Hint: A carbanion is an organic ion that contains a negative charge on the carbon atom. There are three types of carbanion - $1^\circ$, and $3^\circ$. The general formula for $1^\circ$ carbanion is $RCH_2^-$. The general formula for $2^\circ$ carbanion is $R_2CH^-$, and the general formula for $3^\circ$ carbanion is $R_3C:^-$. The stability of a carbanion is inversely proportional to the electron density on the central ion. The greater the electron density, the lesser the stability of the carbanion.

Complete step by step answer:
The $s-$ character in an orbital is defined as the percentage of contribution of $s-$ orbital in a compound. The stability of a carbanion is directly proportional to the $s-$ character of the orbitals present in it. The greater the $s-$ character, the greater the stability of the carbanion.
Electron-withdrawing groups are the groups that have a negative inductive effect $(-I\ effect)$. Groups with $-I$ effect pull or withdraw the electrons towards themselves. This reduces the electron density on the carbon atom by pulling the electrons towards themselves. As the electron density decreases, the stability of the carbanion increases. Therefore, electron-withdrawing groups like $-NO_2, -CN, -C=O$ increase the stability of carbanions.

As the degree of carbanions increases from $1$ to $3$, the number of methyl groups attached to the central carbon anion also increases. $1\circ$ carbanion contains one methyl $(CH_3)$ group and two hydrogen atoms attached to the negative carbon ion. $2\circ$ carbanion contains two methyl $(CH_3)$ groups and one hydrogen atom attached to the negative carbon ion, and $3\circ$ carbanion contains three methyl $(CH_3)$ groups attached to the negative carbon ion.

Now, the methyl group is an electron-donating group with a positive inductive $(+I)$ effect. It means that a methyl group donates an electron to a carbon ion. As the number of methyl groups increases, the electron density on the carbon anion increases. Due to an increase in the electron density on the carbon ion from $1\circ$ to $3\circ$, the stability of the carbanion decreases in the same order.

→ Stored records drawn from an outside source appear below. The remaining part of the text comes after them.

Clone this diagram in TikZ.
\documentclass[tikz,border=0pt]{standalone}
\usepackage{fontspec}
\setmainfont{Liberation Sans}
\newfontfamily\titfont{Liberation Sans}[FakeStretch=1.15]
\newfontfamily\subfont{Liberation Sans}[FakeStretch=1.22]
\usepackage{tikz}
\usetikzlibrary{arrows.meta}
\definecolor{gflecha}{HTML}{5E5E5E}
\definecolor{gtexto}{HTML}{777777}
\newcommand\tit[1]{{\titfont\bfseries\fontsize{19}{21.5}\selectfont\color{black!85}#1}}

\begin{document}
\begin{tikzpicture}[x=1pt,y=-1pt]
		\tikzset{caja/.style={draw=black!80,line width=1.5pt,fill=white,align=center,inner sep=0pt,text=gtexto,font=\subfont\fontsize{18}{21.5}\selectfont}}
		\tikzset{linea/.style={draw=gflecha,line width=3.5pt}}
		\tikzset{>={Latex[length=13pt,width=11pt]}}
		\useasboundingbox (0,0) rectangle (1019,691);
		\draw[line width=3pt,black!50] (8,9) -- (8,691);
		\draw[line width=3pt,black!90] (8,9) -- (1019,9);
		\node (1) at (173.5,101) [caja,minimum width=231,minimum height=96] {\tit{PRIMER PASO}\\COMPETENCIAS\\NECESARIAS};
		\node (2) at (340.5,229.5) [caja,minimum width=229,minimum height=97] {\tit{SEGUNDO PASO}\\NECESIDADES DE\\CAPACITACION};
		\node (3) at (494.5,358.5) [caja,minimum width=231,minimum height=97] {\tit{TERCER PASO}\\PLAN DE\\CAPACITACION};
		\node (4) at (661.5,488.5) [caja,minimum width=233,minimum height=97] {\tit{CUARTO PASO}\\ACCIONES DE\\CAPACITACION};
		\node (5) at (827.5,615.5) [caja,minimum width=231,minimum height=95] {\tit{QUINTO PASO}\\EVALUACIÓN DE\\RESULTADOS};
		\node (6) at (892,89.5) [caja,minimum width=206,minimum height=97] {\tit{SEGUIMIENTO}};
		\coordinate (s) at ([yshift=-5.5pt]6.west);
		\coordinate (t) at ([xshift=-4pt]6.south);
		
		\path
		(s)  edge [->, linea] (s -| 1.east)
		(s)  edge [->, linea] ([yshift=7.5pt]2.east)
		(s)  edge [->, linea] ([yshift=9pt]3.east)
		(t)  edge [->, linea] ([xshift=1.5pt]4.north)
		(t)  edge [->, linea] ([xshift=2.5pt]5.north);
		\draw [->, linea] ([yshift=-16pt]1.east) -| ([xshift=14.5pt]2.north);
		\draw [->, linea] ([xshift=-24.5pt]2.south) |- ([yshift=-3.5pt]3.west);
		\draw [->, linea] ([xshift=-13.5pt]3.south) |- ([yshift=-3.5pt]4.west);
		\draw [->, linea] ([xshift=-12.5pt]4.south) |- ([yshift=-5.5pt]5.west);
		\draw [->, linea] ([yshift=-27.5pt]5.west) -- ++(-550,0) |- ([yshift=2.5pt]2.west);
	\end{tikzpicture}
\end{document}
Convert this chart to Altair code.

The negatively charged carbon in a carbanion is surrounded by single bonds. So, it is $sp^3$ hybridized. An $sp^3$ hybridized orbital has a bond angle of $109.5\circ$ and hence, forms a tetrahedral shape.

Therefore, it can be concluded that the only incorrect statement among the given options is that $3^\circ > 2^\circ > 1\circ$.

So, the correct answer is Option C .

Note: For electron-donating groups, the direction of the movement of electrons is towards the negative carbon ion, which increases the electron density. For electron-withdrawing groups, the direction of the movement of electrons is away from the negative carbon ion, which decreases the electron density.